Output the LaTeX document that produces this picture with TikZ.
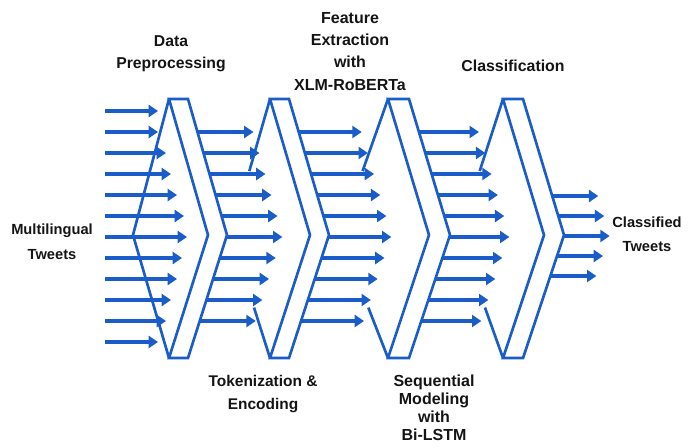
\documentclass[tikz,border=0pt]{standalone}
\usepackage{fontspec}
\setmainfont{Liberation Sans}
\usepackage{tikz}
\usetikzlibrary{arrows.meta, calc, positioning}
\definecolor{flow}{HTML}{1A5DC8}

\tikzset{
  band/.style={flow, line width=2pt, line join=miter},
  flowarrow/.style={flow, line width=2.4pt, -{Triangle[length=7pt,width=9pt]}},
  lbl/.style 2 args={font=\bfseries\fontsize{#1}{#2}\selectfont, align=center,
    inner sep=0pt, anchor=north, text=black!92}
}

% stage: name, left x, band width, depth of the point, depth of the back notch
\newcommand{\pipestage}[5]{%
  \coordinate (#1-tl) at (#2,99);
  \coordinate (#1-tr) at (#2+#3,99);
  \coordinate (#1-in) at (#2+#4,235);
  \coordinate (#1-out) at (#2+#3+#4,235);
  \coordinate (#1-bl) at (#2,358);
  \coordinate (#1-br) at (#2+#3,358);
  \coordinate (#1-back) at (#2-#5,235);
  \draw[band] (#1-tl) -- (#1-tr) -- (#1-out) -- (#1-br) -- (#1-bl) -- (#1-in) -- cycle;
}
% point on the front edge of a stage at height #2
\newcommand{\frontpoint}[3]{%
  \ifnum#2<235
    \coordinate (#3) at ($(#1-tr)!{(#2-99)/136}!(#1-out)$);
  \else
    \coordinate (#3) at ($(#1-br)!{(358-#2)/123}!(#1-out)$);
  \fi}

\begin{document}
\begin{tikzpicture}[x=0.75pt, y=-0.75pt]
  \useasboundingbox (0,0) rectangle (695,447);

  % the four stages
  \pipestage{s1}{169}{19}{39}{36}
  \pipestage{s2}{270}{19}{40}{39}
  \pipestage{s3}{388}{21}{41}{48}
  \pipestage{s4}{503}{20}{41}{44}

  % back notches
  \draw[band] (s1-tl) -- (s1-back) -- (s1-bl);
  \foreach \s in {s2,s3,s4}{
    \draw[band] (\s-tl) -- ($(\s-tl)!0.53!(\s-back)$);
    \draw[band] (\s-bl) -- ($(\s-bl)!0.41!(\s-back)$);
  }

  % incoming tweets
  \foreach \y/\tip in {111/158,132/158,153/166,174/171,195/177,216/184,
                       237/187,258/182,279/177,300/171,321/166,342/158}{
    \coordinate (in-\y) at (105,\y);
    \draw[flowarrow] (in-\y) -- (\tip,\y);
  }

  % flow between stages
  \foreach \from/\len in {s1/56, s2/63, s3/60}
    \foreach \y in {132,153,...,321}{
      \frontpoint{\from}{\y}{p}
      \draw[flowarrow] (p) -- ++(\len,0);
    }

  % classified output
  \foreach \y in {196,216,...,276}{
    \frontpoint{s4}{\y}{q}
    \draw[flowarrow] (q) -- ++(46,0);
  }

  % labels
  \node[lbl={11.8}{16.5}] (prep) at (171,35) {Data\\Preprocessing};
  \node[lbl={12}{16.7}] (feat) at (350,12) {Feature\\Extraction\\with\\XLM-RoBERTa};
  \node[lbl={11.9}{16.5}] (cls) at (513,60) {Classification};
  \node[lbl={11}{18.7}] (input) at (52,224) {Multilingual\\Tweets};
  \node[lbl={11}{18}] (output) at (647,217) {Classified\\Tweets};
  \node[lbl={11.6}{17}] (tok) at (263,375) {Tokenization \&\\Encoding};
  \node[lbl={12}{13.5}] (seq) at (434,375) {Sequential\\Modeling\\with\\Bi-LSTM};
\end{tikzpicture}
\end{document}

#### THE TASK
Copy the whole listing above word for word but do not carry over the pictures.

#### CORRECT OUTPUT
Output the LaTeX document that produces this picture with TikZ.
\documentclass[tikz,border=0pt]{standalone}
\usepackage{fontspec}
\setmainfont{Liberation Sans}
\usepackage{tikz}
\usetikzlibrary{arrows.meta, calc, positioning}
\definecolor{flow}{HTML}{1A5DC8}

\tikzset{
  band/.style={flow, line width=2pt, line join=miter},
  flowarrow/.style={flow, line width=2.4pt, -{Triangle[length=7pt,width=9pt]}},
  lbl/.style 2 args={font=\bfseries\fontsize{#1}{#2}\selectfont, align=center,
    inner sep=0pt, anchor=north, text=black!92}
}

% stage: name, left x, band width, depth of the point, depth of the back notch
\newcommand{\pipestage}[5]{%
  \coordinate (#1-tl) at (#2,99);
  \coordinate (#1-tr) at (#2+#3,99);
  \coordinate (#1-in) at (#2+#4,235);
  \coordinate (#1-out) at (#2+#3+#4,235);
  \coordinate (#1-bl) at (#2,358);
  \coordinate (#1-br) at (#2+#3,358);
  \coordinate (#1-back) at (#2-#5,235);
  \draw[band] (#1-tl) -- (#1-tr) -- (#1-out) -- (#1-br) -- (#1-bl) -- (#1-in) -- cycle;
}
% point on the front edge of a stage at height #2
\newcommand{\frontpoint}[3]{%
  \ifnum#2<235
    \coordinate (#3) at ($(#1-tr)!{(#2-99)/136}!(#1-out)$);
  \else
    \coordinate (#3) at ($(#1-br)!{(358-#2)/123}!(#1-out)$);
  \fi}

\begin{document}
\begin{tikzpicture}[x=0.75pt, y=-0.75pt]
  \useasboundingbox (0,0) rectangle (695,447);

  % the four stages
  \pipestage{s1}{169}{19}{39}{36}
  \pipestage{s2}{270}{19}{40}{39}
  \pipestage{s3}{388}{21}{41}{48}
  \pipestage{s4}{503}{20}{41}{44}

  % back notches
  \draw[band] (s1-tl) -- (s1-back) -- (s1-bl);
  \foreach \s in {s2,s3,s4}{
    \draw[band] (\s-tl) -- ($(\s-tl)!0.53!(\s-back)$);
    \draw[band] (\s-bl) -- ($(\s-bl)!0.41!(\s-back)$);
  }

  % incoming tweets
  \foreach \y/\tip in {111/158,132/158,153/166,174/171,195/177,216/184,
                       237/187,258/182,279/177,300/171,321/166,342/158}{
    \coordinate (in-\y) at (105,\y);
    \draw[flowarrow] (in-\y) -- (\tip,\y);
  }

  % flow between stages
  \foreach \from/\len in {s1/56, s2/63, s3/60}
    \foreach \y in {132,153,...,321}{
      \frontpoint{\from}{\y}{p}
      \draw[flowarrow] (p) -- ++(\len,0);
    }

  % classified output
  \foreach \y in {196,216,...,276}{
    \frontpoint{s4}{\y}{q}
    \draw[flowarrow] (q) -- ++(46,0);
  }

  % labels
  \node[lbl={11.8}{16.5}] (prep) at (171,35) {Data\\Preprocessing};
  \node[lbl={12}{16.7}] (feat) at (350,12) {Feature\\Extraction\\with\\XLM-RoBERTa};
  \node[lbl={11.9}{16.5}] (cls) at (513,60) {Classification};
  \node[lbl={11}{18.7}] (input) at (52,224) {Multilingual\\Tweets};
  \node[lbl={11}{18}] (output) at (647,217) {Classified\\Tweets};
  \node[lbl={11.6}{17}] (tok) at (263,375) {Tokenization \&\\Encoding};
  \node[lbl={12}{13.5}] (seq) at (434,375) {Sequential\\Modeling\\with\\Bi-LSTM};
\end{tikzpicture}
\end{document}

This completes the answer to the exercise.